Joseph Cotchett, Cotchett Pitre & McCarthy
Image: Jason Doiy/The Recorder
SAN FRANCISCO More than a dozen plaintiffs firms are jockeying for lead counsel appointments in shareholder litigation spurred by Hewlett-Packard Co.'s $8.8 billion write down of its acquisition of British software firm Autonomy.
At least seven derivative actions and three shareholder class actions have been filed in the Northern District of California and consolidated before U.S. District Judge Charles Breyer in San Francisco.
Serving as lead counsel is a coveted position because it provides greater control over litigation strategy and ultimately a greater share of attorneys fees. Often, parties named as lead plaintiffs also receive financial bonuses for their contributions.
Burlingame-based Cotchett, Pitre & McCarthy, counsel for a Silicon Valley investment advisor, is among firms eyeing the lead role for derivative litigation, where investors take action on behalf of the company.
The lawyers, led by principals Joseph Cotchett and Mark Molumphy, emphasized their experience trying large fiduciary duty cases in the Northern District and pledged an inclusive approach.
Cotchett's primary competition comes from San Diego-based Robbins Arroyo, counsel to the City of Birmingham retirement system and the first firm to file a derivative lawsuit following the Autonomy write down.
Birmingham is the only institutional investor among the plaintiffs and has the largest financial stake in the litigation, the Robbins Arroyo lawyers asserted in their pitch to share lead counsel ranks with Saxena White, a Florida-based firm.
"Plaintiff Birmingham is precisely the type of sophisticated institutional investor, with a large financial stake in the litigation, that Congress envisioned leading shareholder-initiated actions," the Robbins Arroyo lawyers wrote.
The suits, filed from late November through January, contend HP executives paid too much for Autonomy and covered up problems with the deal.
On the shareholder class action side, several more firms are maneuvering for position, with San Diego's Robbins Geller Rudman & Dowd asserting the firm's pension fund clients suffered the greatest hit with estimated losses in the tens of millions of dollars.
Robbins Geller, previously lead counsel in securities litigation related to Enron Corp., has teamed up with Philadelphia's Barrack, Rodos & Bacine.
Under federal securities laws, a plaintiff with the largest financial interest has a presumptive claim to the lead plaintiff spot. But the status of biggest loser in the HP-Autonomy deal is hotly contested.
Lawyers from Kessler Topaz Meltzer & Check and Bernstein Litowitz Berger & Grossman insist their clients lost the most by some calculations as much as $119 million. The two firms represent public retirement funds in Oregon and Oklahoma and PGGM Vermogensbeheer, the Dutch pension fund manager.

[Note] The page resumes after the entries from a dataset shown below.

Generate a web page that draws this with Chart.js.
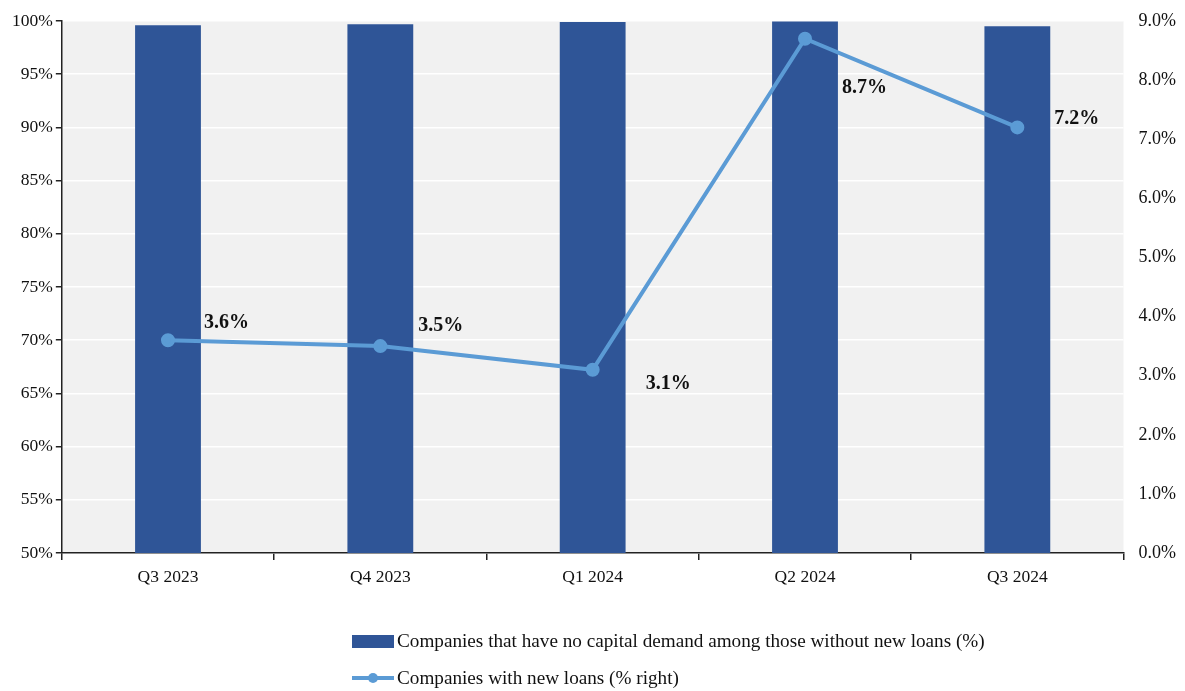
<!DOCTYPE html>
<html>
<head>
<meta charset="utf-8">
<script src="https://cdn.jsdelivr.net/npm/chart.js@4"></script>
<style>
  body { margin: 0; background: #fff; }
  #wrap { position: relative; width: 1185px; height: 691px; }
  #legend { position: absolute; left: 352px; top: 628px; font-family: 'Liberation Serif', 'Times New Roman', serif; font-size: 19.2px; color: #111; }
  .item { display: flex; align-items: center; height: 26px; margin-bottom: 11px; }
  .sw { width: 42px; height: 14px; margin-right: 3px; position: relative; }
  .sw.bar { background: #2f5597; height: 13px; }
  .sw.line::before { content: ''; position: absolute; left: 0; right: 0; top: 5px; height: 4px; background: #5b9bd5; }
  .sw.line::after { content: ''; position: absolute; left: 16px; top: 2px; width: 10px; height: 10px; border-radius: 50%; background: #5b9bd5; }
</style>
</head>
<body>
<div id="wrap">
  <canvas id="chartLoans" width="1185" height="691"></canvas>
  <div id="legend"></div>
</div>
<script>
const quarters = ['Q3 2023', 'Q4 2023', 'Q1 2024', 'Q2 2024', 'Q3 2024'];
const noDemand = [99.6, 99.7, 99.9, 99.95, 99.5];
const newLoans = [3.6, 3.5, 3.1, 8.7, 7.2];

const seriesNames = [
  'Companies that have no capital demand among those without new loans (%)',
  'Companies with new loans (% right)'
];

const serif = "'Liberation Serif', 'Times New Roman', serif";

// where each value label sits relative to its point
const labelShift = [[36, -17], [38, -20], [53, 14], [37, 49], [37, -9]];

const plotBackground = {
  id: 'plotBackground',
  beforeDraw(chart) {
    const { ctx, chartArea: a } = chart;
    ctx.save();
    ctx.fillStyle = '#f1f1f1';
    ctx.fillRect(a.left, a.top, a.right - a.left, a.bottom - a.top);
    ctx.restore();
  }
};

const pointLabels = {
  id: 'pointLabels',
  afterDatasetsDraw(chart) {
    const { ctx } = chart;
    const meta = chart.getDatasetMeta(1);
    ctx.save();
    ctx.font = 'bold 20px ' + serif;
    ctx.fillStyle = '#111';
    ctx.textAlign = 'left';
    ctx.textBaseline = 'middle';
    meta.data.forEach((pt, i) => {
      ctx.fillText(newLoans[i].toFixed(1) + '%', pt.x + labelShift[i][0], pt.y + labelShift[i][1]);
    });
    ctx.restore();
  }
};

Chart.defaults.font.family = serif;
Chart.defaults.font.size = 17.5;
Chart.defaults.color = '#111';

new Chart(document.getElementById('chartLoans'), {
  type: 'bar',
  data: {
    labels: quarters,
    datasets: [
      {
        label: seriesNames[0],
        data: noDemand,
        backgroundColor: '#2f5597',
        barPercentage: 0.31,
        categoryPercentage: 1,
        yAxisID: 'y',
        order: 1
      },
      {
        type: 'line',
        label: seriesNames[1],
        data: newLoans,
        borderColor: '#5b9bd5',
        backgroundColor: '#5b9bd5',
        borderWidth: 4,
        pointRadius: 5,
        pointHoverRadius: 5,
        tension: 0,
        yAxisID: 'y1',
        order: 0
      }
    ]
  },
  options: {
    responsive: false,
    animation: false,
    layout: { padding: { top: 21, left: 9, right: 2, bottom: 96 } },
    scales: {
      x: {
        grid: { offset: true, drawOnChartArea: false, tickColor: '#222', tickLength: 7, lineWidth: 1.5 },
        border: { color: '#222', width: 1.5 },
        ticks: { padding: 7 }
      },
      y: {
        position: 'left',
        min: 50,
        max: 100,
        grid: { color: '#ffffff', lineWidth: 1.5, tickColor: '#222', tickLength: 6 },
        border: { color: '#222', width: 1.5 },
        ticks: { stepSize: 5, padding: 3, callback: v => v + '%' }
      },
      y1: {
        position: 'right',
        min: 0,
        max: 9,
        grid: { display: false },
        border: { display: false },
        ticks: { stepSize: 1, padding: 7, font: { size: 18 }, callback: v => v.toFixed(1) + '%' }
      }
    },
    plugins: {
      legend: { display: false },
      tooltip: {
        callbacks: {
          label: ctx => `${ctx.dataset.label}: ${ctx.parsed.y}%`
        }
      }
    }
  },
  plugins: [plotBackground, pointLabels]
});

// legend below the plot, one row per series
const legendBox = document.getElementById('legend');
['bar', 'line'].forEach((kind, i) => {
  const row = document.createElement('div');
  row.className = 'item';
  row.innerHTML = `<span class="sw ${kind}"></span><span>${seriesNames[i]}</span>`;
  legendBox.appendChild(row);
});
</script>
</body>
</html>
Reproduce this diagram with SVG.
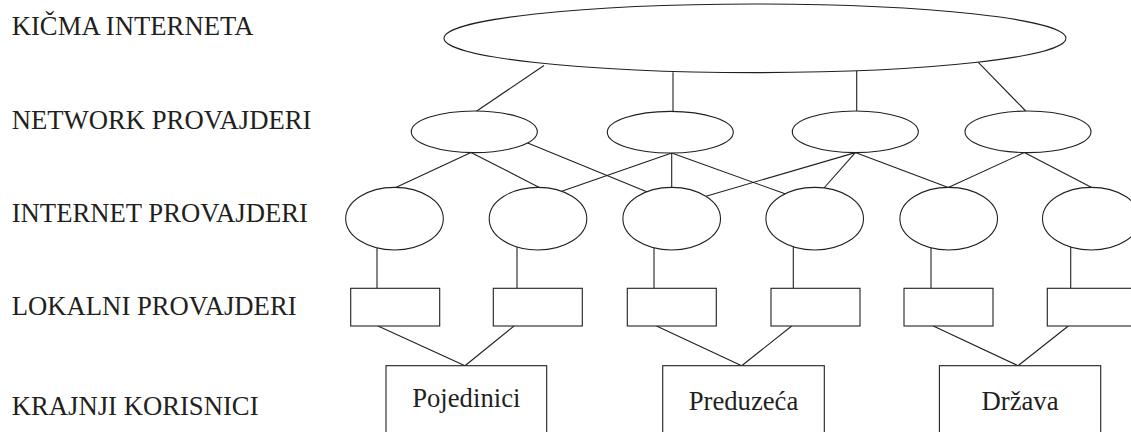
<svg xmlns="http://www.w3.org/2000/svg" width="1131" height="432" viewBox="0 0 1131 432">
  <style>
    .shape { fill: #ffffff; stroke: #231f20; stroke-width: 1.1; }
    .link { stroke: #231f20; stroke-width: 1.1; fill: none; }
    .label { font-family: "Liberation Serif", "Times New Roman", serif; font-size: 26.7px; fill: #231f20; }
    .name { font-family: "Liberation Serif", "Times New Roman", serif; font-size: 26.7px; fill: #231f20; text-anchor: middle; }
  </style>
  <rect width="1131" height="432" fill="#ffffff"/>

  <!-- level captions -->
  <g id="captions">
    <text class="label" x="11.7" y="35">KIČMA INTERNETA</text>
    <text class="label" x="11.7" y="129.3">NETWORK PROVAJDERI</text>
    <text class="label" x="11.7" y="221.7">INTERNET PROVAJDERI</text>
    <text class="label" x="11.7" y="315">LOKALNI PROVAJDERI</text>
    <text class="label" x="11.7" y="415">KRAJNJI KORISNICI</text>
  </g>

  <!-- connectors -->
  <g id="connectors" class="link">
    <!-- backbone to network providers -->
    <line x1="544" y1="65.5" x2="476" y2="111.5"/>
    <line x1="673" y1="72.3" x2="673" y2="111.5"/>
    <line x1="856.7" y1="70.8" x2="856.7" y2="111"/>
    <line x1="978.3" y1="62.4" x2="1025.7" y2="111"/>
    <!-- network providers to internet providers -->
    <line x1="471" y1="152.5" x2="395.7" y2="187.4"/>
    <line x1="471" y1="152.5" x2="539.3" y2="187.4"/>
    <line x1="527.7" y1="143" x2="646.7" y2="191.8"/>
    <line x1="671.7" y1="153" x2="561.7" y2="191.2"/>
    <line x1="671.7" y1="153" x2="671.7" y2="187.4"/>
    <line x1="671.7" y1="153" x2="785" y2="193.8"/>
    <line x1="855.3" y1="152.6" x2="706" y2="196.2"/>
    <line x1="855.3" y1="152.6" x2="824" y2="188"/>
    <line x1="855.3" y1="152.6" x2="948.3" y2="187.6"/>
    <line x1="1024.3" y1="152.6" x2="948.3" y2="187.6"/>
    <line x1="1024.3" y1="152.6" x2="1091.7" y2="187.6"/>
    <!-- internet providers to local providers -->
    <line x1="377" y1="247.9" x2="377" y2="288.3"/>
    <line x1="517" y1="246.7" x2="517" y2="288.3"/>
    <line x1="654" y1="247.9" x2="654" y2="288.3"/>
    <line x1="793.3" y1="246.6" x2="793.3" y2="288.3"/>
    <line x1="931" y1="247.9" x2="931" y2="288.3"/>
    <line x1="1070.7" y1="246.8" x2="1070.7" y2="288.3"/>
    <!-- local providers to end users -->
    <line x1="378" y1="326" x2="465" y2="365.7"/>
    <line x1="514" y1="326" x2="465" y2="365.7"/>
    <line x1="656.5" y1="326" x2="741.7" y2="365.7"/>
    <line x1="791.7" y1="326" x2="741.7" y2="365.7"/>
    <line x1="933.3" y1="326" x2="1018" y2="365.7"/>
    <line x1="1068.3" y1="326" x2="1018" y2="365.7"/>
  </g>

  <!-- backbone -->
  <g id="kicma">
    <ellipse class="shape" cx="755" cy="38.3" rx="311" ry="34.3"/>
  </g>

  <!-- network providers -->
  <g id="network-1"><ellipse class="shape" cx="474.3" cy="131.8" rx="63" ry="20.8"/></g>
  <g id="network-2"><ellipse class="shape" cx="670.3" cy="132.2" rx="63" ry="20.8"/></g>
  <g id="network-3"><ellipse class="shape" cx="855.3" cy="131.8" rx="63" ry="20.8"/></g>
  <g id="network-4"><ellipse class="shape" cx="1028" cy="131.8" rx="63" ry="20.8"/></g>

  <!-- internet providers -->
  <g id="internet-1"><ellipse class="shape" cx="394.5" cy="218.7" rx="48.8" ry="31.3"/></g>
  <g id="internet-2"><ellipse class="shape" cx="538" cy="218.7" rx="48.8" ry="31.3"/></g>
  <g id="internet-3"><ellipse class="shape" cx="671.7" cy="218.7" rx="48.8" ry="31.3"/></g>
  <g id="internet-4"><ellipse class="shape" cx="814.7" cy="218.7" rx="48.8" ry="31.3"/></g>
  <g id="internet-5"><ellipse class="shape" cx="948.7" cy="218.7" rx="48.8" ry="31.3"/></g>
  <g id="internet-6"><ellipse class="shape" cx="1091.3" cy="218.7" rx="48.8" ry="31.3"/></g>

  <!-- local providers -->
  <g id="lokalni-1"><rect class="shape" x="350.7" y="288.3" width="89" height="37.7"/></g>
  <g id="lokalni-2"><rect class="shape" x="493.3" y="288.3" width="89" height="37.7"/></g>
  <g id="lokalni-3"><rect class="shape" x="627.3" y="288.3" width="89" height="37.7"/></g>
  <g id="lokalni-4"><rect class="shape" x="771" y="288.3" width="89" height="37.7"/></g>
  <g id="lokalni-5"><rect class="shape" x="904" y="288.3" width="89" height="37.7"/></g>
  <g id="lokalni-6"><rect class="shape" x="1047.3" y="288.3" width="89" height="37.7"/></g>

  <!-- end users -->
  <g id="pojedinici">
    <rect class="shape" x="386" y="365.7" width="160.7" height="80"/>
    <text class="name" x="466.3" y="407">Pojedinici</text>
  </g>
  <g id="preduzeca">
    <rect class="shape" x="662.7" y="365.7" width="161.6" height="80"/>
    <text class="name" x="743.5" y="410">Preduzeća</text>
  </g>
  <g id="drzava">
    <rect class="shape" x="939.4" y="365.7" width="161.3" height="80"/>
    <text class="name" x="1020" y="410">Država</text>
  </g>
</svg>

The pension funds have experience managing litigation and can draw on state government resources, argued Kessler Topaz partner Ramzi Abadou, who heads the firm's San Francisco office.
"The significant resources available to the funds ensure that proposed lead counsel's prosecution of this action will be overseen by attorneys and other professionals who are highly experienced in conducting and supervising complex litigation," Abadou wrote.
Other firms gunning for lead counsel positions include Kaplan Fox; Pomerantz Grossman Hufford Dahlstrom & Gross; Hagens Berman Sobol Shapiro; Newman Ferrara; and Berman & DeValerio.